PV Fire Protection
Flame-retardant material systems for safe building-integrated photovoltaics
Projektpartner
- Polymer Competence Center Leoben GmbH, Coordinator
- Lenzing Plastics GmbH & Co KG
- Sonnenkraft GmbH
Motivation and Goals
The integration of photovoltaics into buildings and infrastructure plays a key role in achieving national and European climate targets. Rooftops and façades offer a large untapped potential for renewable energy generation. However, the widespread adoption of building-integrated photovoltaics is often limited by fire safety requirements. In particular, high-rise buildings and safety-critical facilities require solutions that meet strict building regulations and safety standards.
The PV Fire Safety project addresses this challenge by developing innovative materials and module designs with improved fire performance. By integrating flame-retardant additives, non-combustible materials, and optimized module structures, the project aims to create PV modules that provide significantly enhanced fire safety while maintaining the performance, reliability, and manufacturability required for modern photovoltaic systems.
Main Goals
The primary goal of the project is the development and validation of photovoltaic modules with improved fire safety for building-integrated applications. Key objectives include:
- Development of halogen-free flame-retardant encapsulation materials for PV modules
- Integration of non-combustible materials and functional fillers to improve fire behavior
- Reduction of combustible polymer layers within the module structure
- Ensuring electrical performance, processability, and long-term reliability of the modules
These approaches aim to enable PV modules that do not produce flaming droplets during combustion, achieve high fire classifications, and remain compatible with industrial manufacturing processes.
Objectives and Approach
The project begins with the identification and selection of suitable flame-retardant additives and non-combustible materials that can be integrated into typical encapsulation polymers used in PV modules. Based on these materials, new formulations will be developed and processed into encapsulation films.
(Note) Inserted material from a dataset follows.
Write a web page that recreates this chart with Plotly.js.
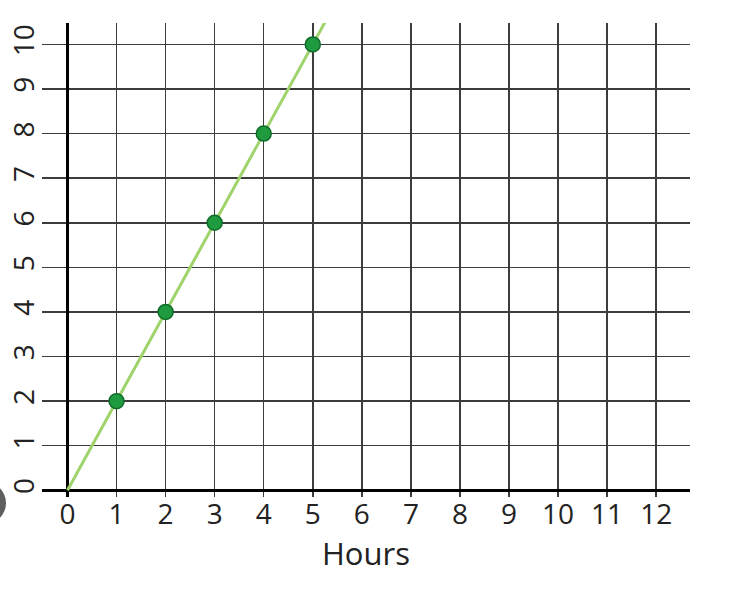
<!DOCTYPE html>
<html>
<head>
<meta charset="utf-8">
<script src="https://cdn.plot.ly/plotly-3.0.1.min.js"></script>
<style>html,body{margin:0;padding:0;background:#fff;}#chart{width:730px;height:590px;}</style>
</head>
<body>
<div id="chart"></div>
<script>
const hours = [1, 2, 3, 4, 5];
const values = [2, 4, 6, 8, 10];
const lineHours = [0, 6];
const lineValues = [0, 12];
const xTicks = [0,1,2,3,4,5,6,7,8,9,10,11,12];
const yTicks = [0,1,2,3,4,5,6,7,8,9,10];
const xTitle = 'Hours';

const traces = [
  {x: lineHours, y: lineValues, mode: 'lines', line: {color: '#9fd36b', width: 3}, hoverinfo: 'skip'},
  {x: hours, y: values, mode: 'markers', marker: {size: 15, color: '#1f9a3e', line: {color: '#0f6b29', width: 1.5}}, cliponaxis: false}
];

const layout = {
  width: 730, height: 590,
  margin: {l: 42, r: 40, t: 23, b: 93},
  paper_bgcolor: '#ffffff', plot_bgcolor: '#ffffff',
  showlegend: false,
  font: {family: 'Open Sans, sans-serif', color: '#222'},
  xaxis: {
    range: [-0.52, 12.69], tickvals: xTicks, ticktext: xTicks.map(String),
    showgrid: true, gridcolor: '#3c3c3c', gridwidth: 1.5,
    zeroline: true, zerolinecolor: '#000', zerolinewidth: 3.5,
    showline: false, ticks: '', tickfont: {size: 28, color: '#222'},
    ticklabelstandoff: -2,
    title: {text: xTitle, font: {size: 31, color: '#222'}, standoff: 2},
    fixedrange: true
  },
  yaxis: {
    range: [-0.15, 10.48], tickvals: yTicks, ticktext: yTicks.map(String),
    showgrid: true, gridcolor: '#3c3c3c', gridwidth: 1.5,
    zeroline: true, zerolinecolor: '#000', zerolinewidth: 3.5,
    showline: false, ticks: '', tickangle: -90, tickfont: {size: 28, color: '#222'},
    ticklabelstandoff: 1,
    fixedrange: true
  },
  shapes: [
    {type: 'circle', xref: 'paper', yref: 'paper', xsizemode: 'pixel', ysizemode: 'pixel',
     xanchor: 0, yanchor: 0, x0: -78, x1: -36, y0: -27, y1: 15,
     fillcolor: '#5f5f5f', line: {width: 0}, layer: 'above'}
  ]
};

Plotly.newPlot('chart', traces, layout, {staticPlot: true, displayModeBar: false});
</script>
</body>
</html>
These materials will then be integrated into photovoltaic modules and laminated under realistic production conditions. The resulting test modules will undergo extensive characterization, including electrical performance measurements, mechanical load testing, and accelerated aging and reliability tests.
Finally, the developed solutions will be evaluated in terms of fire safety, environmental compatibility, and economic feasibility. The goal is to create safe and sustainable PV module solutions that facilitate the deployment of building-integrated photovoltaics in urban environments and enable new areas of application.
“By developing photovoltaic modules with improved fire safety, we aim to enable the safe and widespread use of building-integrated photovoltaics. Our goal is to create innovative material solutions that meet the highest safety standards while maintaining the performance and sustainability of modern PV technologies. In doing so, we contribute to the energy transition and strengthen the competitiveness of the European photovoltaic industry.”
Funding Body
The PV industrial façade project is funded by the Climate and Energy Fund (Energy Research Program 2023 represented by the FFG (project number FO999931161) as funding body.